Ao contrário do que muitos imaginam ao ter contato com o termo, a técnica original não prescreve uma lista de coisas que não podem ser feitas. A ideia, segundo Sepah, é ter como alvo os hábitos ligados a prazer que, devido à frequência com que aparecem no dia a dia, estejam causando angústia, danos à rotina de trabalho ou à vida social e vício (ou seja, falta de habilidade de diminuir, mesmo tentando).
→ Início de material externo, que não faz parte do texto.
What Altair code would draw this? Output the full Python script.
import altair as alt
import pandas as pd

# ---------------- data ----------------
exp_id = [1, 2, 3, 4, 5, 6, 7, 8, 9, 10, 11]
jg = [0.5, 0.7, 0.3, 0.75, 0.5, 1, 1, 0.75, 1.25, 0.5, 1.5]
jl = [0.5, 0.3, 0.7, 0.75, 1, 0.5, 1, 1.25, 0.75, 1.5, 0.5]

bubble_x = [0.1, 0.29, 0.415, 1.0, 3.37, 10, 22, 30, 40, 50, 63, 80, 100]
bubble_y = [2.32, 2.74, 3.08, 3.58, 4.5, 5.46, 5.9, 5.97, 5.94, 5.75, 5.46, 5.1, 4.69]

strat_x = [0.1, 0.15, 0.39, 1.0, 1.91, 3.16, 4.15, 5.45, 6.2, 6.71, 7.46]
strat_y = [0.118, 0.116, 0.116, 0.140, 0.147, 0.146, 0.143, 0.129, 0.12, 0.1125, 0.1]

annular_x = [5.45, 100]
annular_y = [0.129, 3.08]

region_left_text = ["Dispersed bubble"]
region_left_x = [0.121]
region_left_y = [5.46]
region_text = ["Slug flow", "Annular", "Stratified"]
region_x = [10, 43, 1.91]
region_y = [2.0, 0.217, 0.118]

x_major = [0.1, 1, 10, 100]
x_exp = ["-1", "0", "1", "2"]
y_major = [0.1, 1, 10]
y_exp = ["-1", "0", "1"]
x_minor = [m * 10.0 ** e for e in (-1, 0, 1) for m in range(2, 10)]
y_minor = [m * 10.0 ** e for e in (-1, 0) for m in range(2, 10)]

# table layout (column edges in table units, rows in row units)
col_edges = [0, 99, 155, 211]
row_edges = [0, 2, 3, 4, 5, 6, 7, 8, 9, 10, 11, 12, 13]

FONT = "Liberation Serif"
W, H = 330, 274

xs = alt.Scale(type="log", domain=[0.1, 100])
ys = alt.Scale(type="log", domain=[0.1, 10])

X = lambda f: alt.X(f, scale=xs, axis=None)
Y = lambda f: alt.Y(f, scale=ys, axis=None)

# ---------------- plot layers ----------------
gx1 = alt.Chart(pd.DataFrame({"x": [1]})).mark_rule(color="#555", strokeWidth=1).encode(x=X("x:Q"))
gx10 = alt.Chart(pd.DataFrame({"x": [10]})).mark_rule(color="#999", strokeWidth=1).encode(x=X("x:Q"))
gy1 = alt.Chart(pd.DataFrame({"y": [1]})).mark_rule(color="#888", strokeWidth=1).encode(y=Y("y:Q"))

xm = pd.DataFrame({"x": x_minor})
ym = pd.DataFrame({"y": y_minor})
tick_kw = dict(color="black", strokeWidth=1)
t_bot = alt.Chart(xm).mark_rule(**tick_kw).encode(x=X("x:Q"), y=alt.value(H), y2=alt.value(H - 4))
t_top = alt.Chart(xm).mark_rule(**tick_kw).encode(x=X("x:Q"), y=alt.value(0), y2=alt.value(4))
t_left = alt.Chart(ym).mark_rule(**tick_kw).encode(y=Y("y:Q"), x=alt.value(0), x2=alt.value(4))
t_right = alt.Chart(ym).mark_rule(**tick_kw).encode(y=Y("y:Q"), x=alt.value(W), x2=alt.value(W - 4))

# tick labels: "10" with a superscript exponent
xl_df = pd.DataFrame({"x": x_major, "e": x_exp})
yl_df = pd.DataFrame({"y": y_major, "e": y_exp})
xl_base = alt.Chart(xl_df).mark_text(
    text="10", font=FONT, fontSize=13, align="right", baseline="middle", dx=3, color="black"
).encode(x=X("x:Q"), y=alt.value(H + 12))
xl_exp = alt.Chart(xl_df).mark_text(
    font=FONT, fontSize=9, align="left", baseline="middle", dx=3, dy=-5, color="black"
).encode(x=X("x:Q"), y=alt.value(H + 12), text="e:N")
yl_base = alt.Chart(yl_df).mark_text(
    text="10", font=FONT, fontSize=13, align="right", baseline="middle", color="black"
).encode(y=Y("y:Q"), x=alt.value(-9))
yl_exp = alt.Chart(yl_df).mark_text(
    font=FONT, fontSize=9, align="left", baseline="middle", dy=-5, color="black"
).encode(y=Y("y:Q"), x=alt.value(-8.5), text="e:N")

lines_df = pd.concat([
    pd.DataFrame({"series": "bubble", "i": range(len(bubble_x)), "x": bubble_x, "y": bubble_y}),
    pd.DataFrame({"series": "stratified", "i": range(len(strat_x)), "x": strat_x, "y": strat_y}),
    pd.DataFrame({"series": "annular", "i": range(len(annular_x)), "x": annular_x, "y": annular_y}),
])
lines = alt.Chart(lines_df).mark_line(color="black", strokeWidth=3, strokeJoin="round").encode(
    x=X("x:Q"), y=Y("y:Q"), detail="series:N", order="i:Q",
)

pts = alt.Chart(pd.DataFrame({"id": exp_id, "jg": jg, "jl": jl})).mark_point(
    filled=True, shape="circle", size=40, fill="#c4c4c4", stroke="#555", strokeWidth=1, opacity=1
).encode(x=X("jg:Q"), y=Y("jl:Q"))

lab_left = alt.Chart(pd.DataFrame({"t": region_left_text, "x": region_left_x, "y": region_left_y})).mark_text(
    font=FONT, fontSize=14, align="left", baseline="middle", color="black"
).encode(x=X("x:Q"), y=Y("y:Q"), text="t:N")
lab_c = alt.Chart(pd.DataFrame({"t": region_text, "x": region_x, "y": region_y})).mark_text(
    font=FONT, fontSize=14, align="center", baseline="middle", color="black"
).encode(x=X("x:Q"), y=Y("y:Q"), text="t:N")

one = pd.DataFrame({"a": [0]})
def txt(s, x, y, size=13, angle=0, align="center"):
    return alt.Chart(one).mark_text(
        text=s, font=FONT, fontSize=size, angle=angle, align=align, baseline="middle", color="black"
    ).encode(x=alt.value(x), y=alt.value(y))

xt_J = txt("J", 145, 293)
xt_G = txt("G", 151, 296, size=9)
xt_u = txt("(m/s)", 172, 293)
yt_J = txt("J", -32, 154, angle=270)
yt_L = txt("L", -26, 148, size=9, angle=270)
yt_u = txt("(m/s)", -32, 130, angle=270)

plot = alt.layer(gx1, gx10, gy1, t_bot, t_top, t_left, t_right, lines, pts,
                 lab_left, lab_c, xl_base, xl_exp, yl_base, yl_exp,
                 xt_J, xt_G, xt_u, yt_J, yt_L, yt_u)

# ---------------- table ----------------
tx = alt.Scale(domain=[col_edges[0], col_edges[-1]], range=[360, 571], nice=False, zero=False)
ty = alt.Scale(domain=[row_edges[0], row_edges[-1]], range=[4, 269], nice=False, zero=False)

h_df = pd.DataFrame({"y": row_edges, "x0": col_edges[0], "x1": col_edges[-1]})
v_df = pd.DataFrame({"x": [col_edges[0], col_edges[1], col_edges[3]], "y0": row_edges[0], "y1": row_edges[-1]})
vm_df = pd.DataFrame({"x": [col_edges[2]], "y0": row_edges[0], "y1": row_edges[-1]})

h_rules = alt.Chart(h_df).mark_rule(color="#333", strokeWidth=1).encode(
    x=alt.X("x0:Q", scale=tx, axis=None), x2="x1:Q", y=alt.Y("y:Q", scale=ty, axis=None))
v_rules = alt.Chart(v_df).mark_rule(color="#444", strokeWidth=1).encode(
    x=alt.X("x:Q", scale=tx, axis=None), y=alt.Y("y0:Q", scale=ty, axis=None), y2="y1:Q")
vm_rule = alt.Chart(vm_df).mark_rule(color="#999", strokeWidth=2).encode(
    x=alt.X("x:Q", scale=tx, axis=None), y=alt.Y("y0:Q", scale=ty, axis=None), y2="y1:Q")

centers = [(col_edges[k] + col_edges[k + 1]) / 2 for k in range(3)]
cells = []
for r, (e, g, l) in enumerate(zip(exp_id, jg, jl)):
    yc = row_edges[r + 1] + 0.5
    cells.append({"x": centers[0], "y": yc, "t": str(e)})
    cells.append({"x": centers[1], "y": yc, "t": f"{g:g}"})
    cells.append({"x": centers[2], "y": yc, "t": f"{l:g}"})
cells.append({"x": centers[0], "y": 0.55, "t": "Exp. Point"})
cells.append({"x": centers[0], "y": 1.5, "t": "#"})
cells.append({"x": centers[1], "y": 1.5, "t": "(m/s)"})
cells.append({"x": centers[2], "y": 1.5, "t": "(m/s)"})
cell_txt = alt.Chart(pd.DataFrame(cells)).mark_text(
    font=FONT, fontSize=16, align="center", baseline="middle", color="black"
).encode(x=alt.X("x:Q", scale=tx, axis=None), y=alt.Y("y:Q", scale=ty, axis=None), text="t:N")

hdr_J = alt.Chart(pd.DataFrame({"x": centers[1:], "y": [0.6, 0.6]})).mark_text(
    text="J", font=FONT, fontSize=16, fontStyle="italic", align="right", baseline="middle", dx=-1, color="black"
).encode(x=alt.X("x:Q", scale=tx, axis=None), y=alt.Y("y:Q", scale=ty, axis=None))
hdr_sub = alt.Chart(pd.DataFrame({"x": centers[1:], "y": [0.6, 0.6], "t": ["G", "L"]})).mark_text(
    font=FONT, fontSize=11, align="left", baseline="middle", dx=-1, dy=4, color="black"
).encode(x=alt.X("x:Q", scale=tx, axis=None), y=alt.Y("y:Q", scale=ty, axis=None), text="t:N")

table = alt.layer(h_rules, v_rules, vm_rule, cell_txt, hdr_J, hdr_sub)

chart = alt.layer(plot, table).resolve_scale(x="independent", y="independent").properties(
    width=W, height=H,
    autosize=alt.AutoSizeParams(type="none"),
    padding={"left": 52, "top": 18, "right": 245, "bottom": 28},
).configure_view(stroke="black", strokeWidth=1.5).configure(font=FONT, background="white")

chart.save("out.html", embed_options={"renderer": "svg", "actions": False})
Para recuperar a autonomia diante de pequenos vícios como estes, Sepah afirma se basear em conceitos da terapia cognitivo-comportamental, e recomenda, por exemplo:

  • Se afastar fisicamente do estímulo ou dificultar o acesso a ele (ficar longe do celular ou guardá-lo em um local do qual é trabalhoso tirar são algumas opções);
  • Fazer algo que não tem relação alguma com o estímulo quando ele acontecer (sair para dar uma caminhada em vez de comer sem fome ao sentir raiva, por exemplo);
  • Usar sites e aplicativos que bloqueiam certas atividades online para garantir o controle;
  • Usar o momento do estímulo para parar, se concentrar e refletir sobre os sentimentos ligados a ele em vez de agir.
Manter o celular (e as notificações) longe é uma forma de praticar a técnica
BitsAndSplits/Getty Images/iStockphoto

Caso a ideia não seja eliminar um hábito ruim, mas apenas diminuir a quantidade de tempo gasta com eles e a urgência em interagir com estes estímulos, o psiquiatra recomenda estabelecer períodos para que isso ocorra. Os períodos sugeridos por ele para a realização destas atividades em quantidades mínimas são:

  • De uma a quatro horas no final do dia;
  • Em um dos dias do final de semana;
  • Em um final de semana a cada quinzena;
  • Em uma semana no ano.

Ele frisa, porém, que é importante levar em consideração as demandas da família e do trabalho na hora de seguir a “agenda” proposta por ele – e, além disso, também é aconselhável usar o tempo que antes era dedicado a estas atividades com novas formas de entretenimento, como pequenas viagens, diversão ao ar livre, leitura, etc.

Cuidados ao aderir

Ao aderir tanto ao “jejum de dopamina” quanto a outras práticas ligadas a bem-estar e que visam melhorar comportamentos compulsivos, é importante, em primeiro lugar, pesquisar. Buscar informações confiáveis e não cair em interpretações extremas muito popularizadas é algo essencial para garantir não só sucesso, mas segurança durante o processo. Além disso, para problemas claramente complicados, como alcoolismo e depressão, e comportamentos que oferecem riscos iminentes à saúde, é de extrema importância buscar auxílio médico especializado.